Competition Commissioner Neelie Kroes said: “I am pleased to approve aid for this important investment in the renewable energy sector in Europe. The project will contribute to regional development and job creation in Eastern Germany without unduly distorting competition.”

The project, which will be spread over three years (2006-2008), is aimed at producing solar energy modules which make it possible, as the main part of an integrated solar energy system, to convert sunlight into electricity. The project is expected to create around 1000 new jobs in Frankfurt (Oder) which is a disadvantaged area eligible for regional aid and has an unemployment rate of 20.1%.

The aid would partly be paid in the form of a grant under a scheme for the "Improvement of the regional economic structure" (Gemeinschaftsaufgabe). The rest of the aid would take the form of a tax reduction under the "Law on investment premiums 2005 and 2007" (Investitionszulage 2005 and 2007). Both schemes have been previously approved by the Commission. However, the aid for Conergy had to be notified to the Commission for individual clearance as it concerns a large investment project.

On the basis of Article 87(3) of the EC Treaty, state aid granted to promote the economic development of certain disadvantaged areas within the European Union may be considered compatible with the Single Market.

The Commission’s assessment of regional aid to large investment projects rests on the market power of the beneficiary before and after the investment and on the production capacity created by the investment on the European market.

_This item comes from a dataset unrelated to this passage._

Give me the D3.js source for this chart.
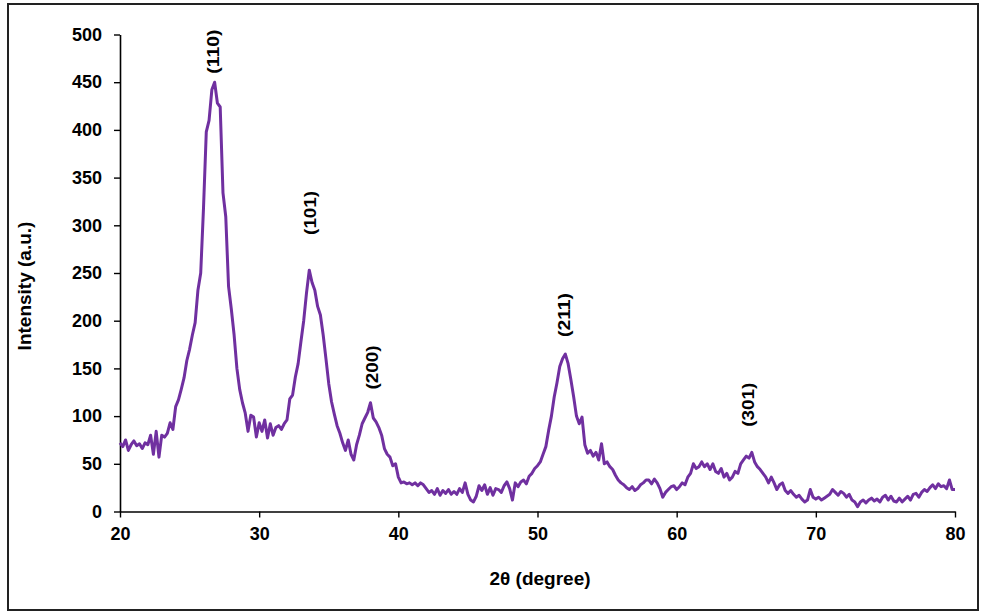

The Commission took into account the fact that at group level the aid beneficiary has no market shares above 25% on any of the possible relevant product and geographical markets concerned, either before or after the investment. Moreover, the Commission verified that the average annual growth rate of the apparent consumption of the products concerned by the project over the last five years is above the average annual growth rate of the European Economic Areas' GDP.